I planted them in early autumn — during a class at church, of course — and they sprouted under the artificial ten-watt light of a desk lamp and grew in a puddle of sunshine on a bedroom floor. The scarce warmth and light of October, however, wasn’t enough to keep the plants alive. Their tiny leaves paled. Their stems sagged and collapsed.

“Don’t compare your faith to how your mustard seeds fare,” someone said as I patted down soil with my bare fingers.

I watered the sprouts. Moved their tiny plastic pot from patch of sunlight to patch of sunlight. For weeks, my inner dialogue to God was nothing more than please, please, please.

Still, the plants died.

In Holy the Firm, Annie Dillard writes:

Nothing could more surely convince me of God’s unending mercy than the continued existence on earth of the church.

While Dillard’s quote covers so many of the church’s wrongs, including an ugly history of persecution and a current presence of judgment in society, contextually it has so much more to do with inauthenticity.

When I was in second grade Sunday School, I collected stickers for good behavior and scripture memorization. Somehow, at seven years old, faith became logic. An equation. A reward system. Memorize Psalm 23, believe that Jesus loves you, and choose your favorite sticker.

But at twenty-four, I’m weeks behind a scripture memorization of Colossians 3:1-17.

Maybe it’s because I don’t get stickers in the class I’m taking now. Maybe it’s because my mustard plants died. Maybe it’s because I can’t get past verse six: “Because of these, the wrath of God is coming.”

Maybe it’s because faith, unlike religion, isn’t as easy as someone telling me what to do and what to believe.

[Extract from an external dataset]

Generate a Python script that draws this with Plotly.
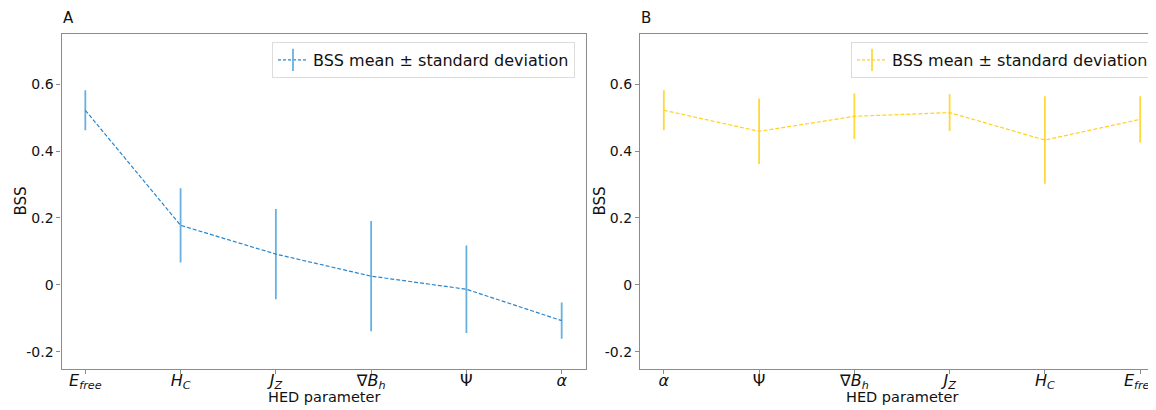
import plotly.graph_objects as go

# ---- data ----
cats_a = ["<i>E</i><sub><i>free</i></sub>", "<i>H</i><sub><i>C</i></sub>", "<i>J</i><sub><i>Z</i></sub>",
          "∇<i>B</i><sub><i>h</i></sub>", "Ψ", "<i>α</i>"]
mean_a = [0.522, 0.178, 0.092, 0.026, -0.013, -0.107]
std_a = [0.060, 0.111, 0.135, 0.165, 0.131, 0.054]

cats_b = ["<i>α</i>", "Ψ", "∇<i>B</i><sub><i>h</i></sub>", "<i>J</i><sub><i>Z</i></sub>",
          "<i>H</i><sub><i>C</i></sub>", "<i>E</i><sub><i>free</i></sub>"]
mean_b = [0.522, 0.459, 0.504, 0.515, 0.433, 0.495]
std_b = [0.060, 0.098, 0.068, 0.055, 0.131, 0.069]

y_ticks = [-0.2, 0, 0.2, 0.4, 0.6]
y_tick_text = ["-0.2", "0", "0.2", "0.4", "0.6"]
legend_label = "BSS mean ± standard deviation"

# page body has an 8px margin: lay the figure out so it fits the 1156x410 window
OFF = 8
W, H = 1156 - OFF, 410 - OFF
FONT = "DejaVu Sans"
AX = "#8c8c8c"


def px(xr):  # reference x pixel -> paper fraction
    return (xr - OFF) / W


def py(yr):  # reference y pixel -> paper fraction
    return 1 - (yr - OFF) / H


blue_line, blue_err = "#2a86cc", "#67b1e0"
gold_line, gold_err = "#ffd21f", "#ffd83a"

fig = go.Figure()


def add_panel(cats, mean, std, xa, ya, lc, ec, leg):
    fig.add_trace(go.Scatter(
        x=cats, y=mean, mode="lines", xaxis=xa, yaxis=ya,
        line=dict(color=lc, width=1.2, dash="4px,2px"),
        error_y=dict(type="data", array=std, visible=True, color=ec, thickness=1.8, width=0),
        showlegend=False, hoverinfo="skip"))
    fig.add_trace(go.Scatter(
        x=[None], y=[None], mode="lines+markers", xaxis=xa, yaxis=ya,
        name=legend_label, legend=leg,
        line=dict(color=lc, width=1.2, dash="3px,2px"),
        marker=dict(symbol="line-ns-open", size=18, line=dict(color=ec, width=1.8), color=ec)))


add_panel(cats_a, mean_a, std_a, "x", "y", blue_line, blue_err, "legend")
add_panel(cats_b, mean_b, std_b, "x2", "y2", gold_line, gold_err, "legend2")

ydom = [py(368.5), py(34)]
common_x = dict(showline=True, linecolor=AX, linewidth=1.2, mirror=True, ticks="outside",
                ticklen=4, tickcolor=AX, showgrid=False, zeroline=False, automargin=False,
                ticklabelstandoff=-7,
                tickfont=dict(family=FONT, size=16, color="#111"), type="category")
common_y = dict(showline=True, linecolor=AX, linewidth=1.2, ticks="outside", ticklen=4,
                tickcolor=AX, showgrid=False, zeroline=False, range=[-0.25, 0.75],
                automargin=False, tickvals=y_ticks, ticktext=y_tick_text,
                tickfont=dict(family=FONT, size=14, color="#111"))

# right panel extends past the window edge in the reference (clipped)
x2_end = 5.25 - (1164 - 1156) / 95.3

fig.update_layout(
    width=W, height=H, margin=dict(l=0, r=0, t=0, b=0, autoexpand=False),
    paper_bgcolor="white", plot_bgcolor="white",
    font=dict(family=FONT, color="#111"),
    xaxis=dict(domain=[px(61.5), px(585.5)], range=[-0.25, 5.25], anchor="y", **common_x),
    yaxis=dict(domain=ydom, anchor="x", mirror=True, **common_y),
    xaxis2=dict(domain=[px(640), 1.0], range=[-0.25, x2_end], anchor="y2", **common_x),
    yaxis2=dict(domain=ydom, anchor="x2", mirror=False, **common_y),
    legend=dict(x=px(575), y=py(42), xanchor="right", yanchor="top",
                bgcolor="white", bordercolor="#dcdcdc", borderwidth=1,
                font=dict(family=FONT, size=16, color="#111")),
    legend2=dict(x=px(1154), y=py(42), xanchor="right", yanchor="top",
                 bgcolor="white", bordercolor="#dcdcdc", borderwidth=1,
                 font=dict(family=FONT, size=16, color="#111")),
)

anns = []
for xp, lab in [(61.5, "A"), (640, "B")]:
    anns.append(dict(x=px(xp), y=py(8), xref="paper", yref="paper", text=lab,
                     showarrow=False, xanchor="left", yanchor="top", borderpad=0,
                     font=dict(family=FONT, size=15, color="#111")))
for xc in [(61.5 + 585.5) / 2, (640 + 1164) / 2]:
    anns.append(dict(x=px(xc), y=py(397), xref="paper", yref="paper", text="HED parameter",
                     showarrow=False, xanchor="center", yanchor="middle",
                     font=dict(family=FONT, size=14.5, color="#111")))
for xb in [20.5, 599.5]:
    anns.append(dict(x=px(xb), y=py(201), xref="paper", yref="paper", text="BSS",
                     showarrow=False, textangle=-90, xanchor="center", yanchor="middle",
                     font=dict(family=FONT, size=15, color="#111")))
fig.update_layout(annotations=anns)

fig.write_html("out.html")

It makes me cringe sometimes — standing in church pews, planting mustard seeds, telling someone I’ll pray for them. When I say it, I mean it, but it still sounds awkward because so many humans make the distinction between being spiritual and being religious, and religion gets the cheap connotation.

And yet, I’m still religious.

Because sometimes my faith needs the religion.

“For where two or three gather in my name, there am I with them,” Jesus says in Matthew. And even though the church is broken, I hold fast to that promise because I’m broken, too. Sometimes, my mustard seeds die no matter how I plead. Sometimes, I don’t find answers even when I’m seeking.

The Rigs have a song called “We All Fall Down:”

Sister, can I look through your eyes
‘cause the darkness has swallowed my sight

Sometimes, I just need someone to help me see.

I need the woman next to me who, even through the grief of losing her son, loves the Lord. I need the five-year-old, who hasn’t even begun to think about doubting, to remind me of the simple truths. (Did you know the names of the wise men were Henry, Bob, and Larry?) I need the friend sitting across from me to ask tough questions and understand. “I don’t always need someone to pray for me,” he says. “Sometimes, I just need someone to talk to.”

When I’m confused, I need the motions. I need to plant the mustard seeds. Watch them grow, and even watch them die, because despite how much I resent it, I believe that what’s written in Ecclesiastes is true: “There is a time for everything.”

I need to memorize Psalm 23 because one night, I’ll be driving in the rain, lost somewhere on a dark road with my shoddy windshield wipers, and my imperfect religion won’t be able to recall anything past I shall not be in want.

And yet, in that moment, I think that’s all I’ll need.